# 2006 555 & 565



## ifouiripilay (Apr 9, 2007)

Hi, I've been researching the two models interested in some input and opinions. I'm not a racer, just a weekend warrior and want to know which model you guys/gals recommend for riding for fun and occasional 50-60miles. Is the 565 more race oriented as I read? I know of differences between fork and geometry, and I'm unable to test ride one. I'll most likely purchase a frame online. Any info would be great, thanks.


----------



## rjsd (Nov 11, 2006)

I had a 555 prior to getting a 585. The 585 & 565 have the same geometry the 555 has a bit more of a relaxed geometry relative to the 565. The difference is noticeable to me.
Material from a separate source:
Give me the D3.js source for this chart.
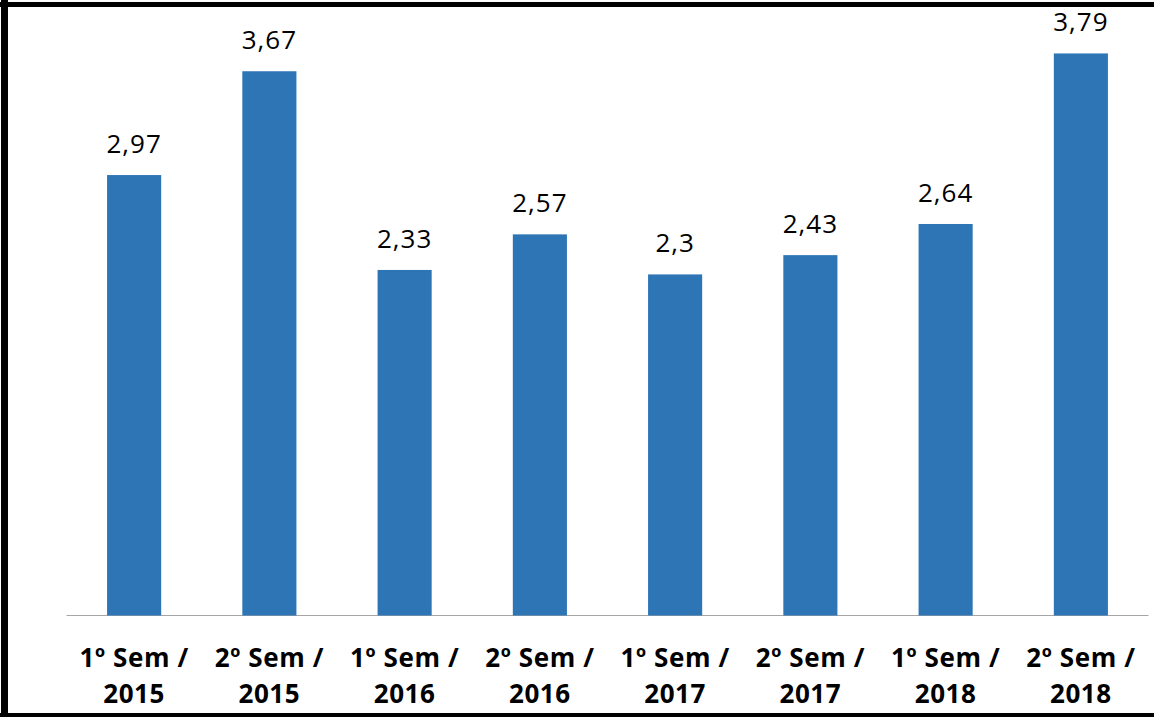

I liked the 555 that I had it was a 2005 & had the hsc5sl fork, the same fork that is currently on the 565 & 585. In 2006 LOOK changed the fork on the 555 to an hsc4, a step down in their fork line.
From an ascetics point of view I like the look of the internal lugs on the 555 the 565&585 use external carbon lugs. 
The two things I would consider given your intended use are the geometry difference and price difference. Both the 565 & 555 are excellent carbon bikes.


----------



## wuggabugga (Oct 3, 2005)

I agree with rjsd, 

I had a 05' 555 with the HSC5 fork and it was a great bike. I now have a 06' 565 compliments of Look as a replacement for an extremely minor finish issue on my 05' 555. IMHO, the 565 is much more compliant than the 555 and has the added bonus of being a lot more of a race bike with much more "snap" to the frame; the frame is ready to race at any time. It's one of the most non-nerveous bikes I've ever ridden. Honestly, I feel more refreshed after three or more hours on my 565 than with my old 555. Just back from 60 this afternoon and I'm ready for tomorrow. I've ridden a riding partners 585 and again I can't see going wrong with that frame either, the 585 is a extremely comfortable bike and is a great example of how Look can produce a race bike that is extremely comfortable. My two cents.


----------